Hunter’s confrontation of her father takes place at his birthday party in the house that he shares with his young daughter and wife. The place is adorned in cliché birthday decorations as adults stand around chatting and children scream and play. In context with what Hunter intends to do, this is another clear juxtaposition of innocence and impurity. She slowly reveals to him who she is and watches in quiet amusement as he stammers out a lie to his wife so he and Hunter can speak alone. When he asks what she wants, Hunter responds that she doesn’t know, or rather, hasn’t “decided yet.” Her first question for him, implicitly about raping her mother, is “why.” He responds that it made him feel powerful and in control of one secret only he knew about. On the outside he seemed like a normal person and on the inside felt like a god. His delivery of this explanation forces Hunter to interrogate her own desire for power and complicity in a habit that ruined her established life. She tearfully asks him if he is ashamed of her and if she is like him. It is incredibly hard to watch Hunter ask the one person left in her life that she seeks validation from, given who he is and what he has done. He goes on to insist that she did nothing wrong, it wasn’t her fault, and as she knows, is nothing like him. The film ends with a new presentation of Hunter. She emerges from the public restroom where she just had a medicated abortion in a large t-shirt, jeans, and loose ponytail. She smiles to herself in the mirror and exits the restroom, passing other women who enter. Credits roll as the camera lingers on this shot, anonymous women coming and going within the public space.

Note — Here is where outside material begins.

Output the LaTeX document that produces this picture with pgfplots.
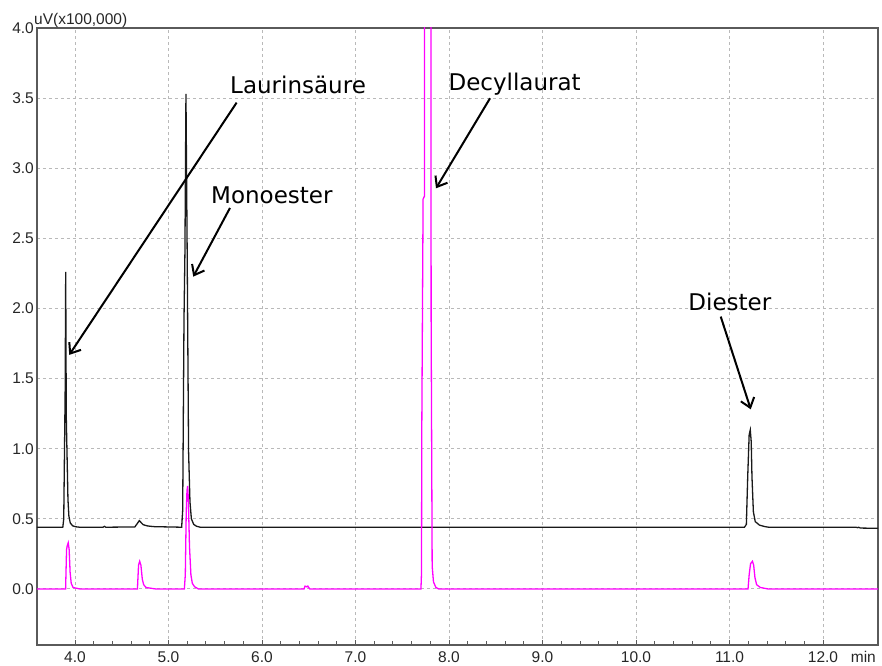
\documentclass[border=0pt]{standalone}
\usepackage{pgfplots}
\pgfplotsset{compat=1.18}
\usepackage{fontspec}
\setmainfont{Liberation Sans}
\newfontfamily\labelfont{DejaVu Sans}
\usetikzlibrary{arrows.meta}

\definecolor{trmag}{RGB}{255,0,255}
\definecolor{axgray}{RGB}{90,90,90}
\definecolor{gridgray}{RGB}{185,185,185}

% chromatogram traces: retention time (min) vs. signal (uV x 100,000)
\pgfplotstableread{
t       s
3.594   0.440
3.870   0.440
3.880   0.500
3.895   1.400
3.901   2.260
3.907   1.230
3.925   0.640
3.935   0.520
3.950   0.470
3.975   0.450
4.010   0.443
4.050   0.440
4.300   0.440
4.315   0.446
4.330   0.440
4.640   0.442
4.660   0.460
4.688   0.487
4.705   0.475
4.730   0.458
4.770   0.450
4.800   0.447
4.850   0.444
5.141   0.440
5.152   0.560
5.166   1.920
5.176   2.400
5.187   3.530
5.200   2.400
5.215   0.980
5.230   0.620
5.245   0.500
5.270   0.460
5.300   0.447
5.340   0.440
11.160  0.440
11.180  0.460
11.195  0.810
11.210  1.100
11.222  1.134
11.232  1.050
11.240  0.800
11.255  0.550
11.275  0.480
11.320  0.455
11.380  0.444
11.420  0.440
12.350  0.440
12.370  0.437
12.380  0.440
12.400  0.434
12.588  0.432
}\blacktrace

\pgfplotstableread{
t       s
3.594   0.000
3.900   0.000
3.910   0.280
3.918   0.310
3.928   0.330
3.938   0.280
3.948   0.120
3.960   0.040
3.980   0.010
4.050   0.000
4.668   0.000
4.680   0.170
4.692   0.197
4.705   0.170
4.720   0.070
4.735   0.030
4.760   0.010
4.860   0.000
5.170   0.000
5.180   0.100
5.190   0.550
5.198   0.700
5.205   0.735
5.212   0.650
5.225   0.300
5.240   0.100
5.255   0.040
5.280   0.015
5.320   0.000
6.450   0.000
6.460   0.020
6.480   0.015
6.490   0.020
6.510   0.000
7.680   0.000
7.700   0.000
7.706   0.110
7.709   1.125
7.723   2.780
7.737   2.800
7.740   4.600
7.806   4.600
7.809   1.920
7.820   0.164
7.834   0.050
7.860   0.010
7.890   0.000
11.198  0.000
11.210  0.100
11.225  0.180
11.245  0.197
11.258  0.170
11.272  0.080
11.290  0.030
11.330  0.010
11.410  0.000
12.588  0.000
}\magentatrace

\begin{document}
\begin{tikzpicture}
\begin{axis}[
  scale only axis,
  width=841pt, height=617pt,
  xmin=3.594, xmax=12.588,
  ymin=-0.4, ymax=4.0,
  clip mode=individual,
  xtick={4,5,...,12},
  ytick={0,0.5,...,4.0},
  minor x tick num=4,
  xtick pos=bottom, ytick pos=left,
  tick align=inside,
  major tick length=5pt, minor tick length=4pt,
  ytick style={draw=none},
  xtick style={axgray, line width=0.8pt},
  minor tick style={axgray, line width=0.8pt},
  grid=major,
  major grid style={gridgray, line width=0.9pt, dash pattern=on 3pt off 3pt},
  axis line style={axgray, line width=1.5pt},
  /pgf/number format/assume math mode=true,
  /pgf/number format/fixed,
  /pgf/number format/fixed zerofill,
  /pgf/number format/precision=1,
  ticklabel style={font=\fontsize{15.5}{17}\selectfont, text=black!85},
  yticklabel style={anchor=east, inner sep=0pt, xshift=-3pt},
  xticklabel style={anchor=north, inner sep=0pt, yshift=-6.5pt},
]
\addplot[black!90, line width=1.3pt] table[x=t, y=s] {\blacktrace};
\addplot[trmag, line width=1.3pt] table[x=t, y=s] {\magentatrace};

% axis captions
\node[anchor=base west, inner sep=0pt, font=\fontsize{15.5}{17}\selectfont, text=black!85]
  at (rel axis cs:0,1) [xshift=-3pt, yshift=3pt] {uV(x100,000)};
\node[anchor=north east, inner sep=0pt, font=\fontsize{15.5}{17}\selectfont, text=black!85]
  at (rel axis cs:1,0) [xshift=-2pt, yshift=-6.5pt] {min};

% peak annotations
\tikzset{pk/.style={anchor=base west, inner sep=0pt, font=\labelfont\fontsize{23}{26}\selectfont},
         pa/.style={line width=2pt, -{Straight Barb[length=9pt, width=14pt, line width=2pt]}}}
\node[pk] at (axis cs:5.658,3.535) {Laurinsäure};
\node[pk] at (axis cs:5.455,2.750) {Monoester};
\node[pk] at (axis cs:7.993,3.553) {Decyllaurat};
\node[pk] at (axis cs:10.559,1.985) {Diester};
\draw[pa] (axis cs:5.729,3.468) -- (axis cs:3.939,1.669);
\draw[pa] (axis cs:5.658,2.717) -- (axis cs:5.265,2.227);
\draw[pa] (axis cs:8.439,3.499) -- (axis cs:7.861,2.857);
\draw[pa] (axis cs:10.906,1.942) -- (axis cs:11.227,1.281);
\end{axis}
\pgfresetboundingbox
\path (-37pt,-20pt) rectangle (845pt,645pt);
\end{tikzpicture}
\end{document}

Swallow does what many feminist horror films seek to do in making the invisible visible. It manifests the unseen struggles of womanhood into tangible, heightened circumstances. Patriarchal oppression, body dysmorphia, hypocritical expectations, and survival economics are articulated through Hunter and her liberation from the life that wrapped her up so tightly. It seeks revenge and justice for its protagonist while also challenging social ideologies through symbolic details. Giving a voice to otherwise internal feminine struggles can engage in catharsis for viewers, both women and men. I am reminded of other contemporary feminist horror films that are similarly engaging such as Suspiria (remake, 2018), The Nightingale (2018), and Midsommar (2019). In relationship to its independent release, Swallow premiered at Tribeca Film Festival on April 28th, 2019, where Haley Bennett won Best Actress. After IFC acquired the rights for distribution, it was released in the US on March 6th, 2020 to three screens, intending to expand to 38 locations but halted due to covid19 lockdown; however, IFC already had an immediate VoD release planned, so the film is quite a bit ahead of other studios' “theatre only” releases that are now scrambling for next steps as it topped the US box office charts the week of April 10th. Given the current unusual circumstances for the industry, Swallow’s independent film status helped propel it to success in an otherwise devastating time. It’s larger themes of isolation may also be resonating with contemporary audiences in such an unknowable moment.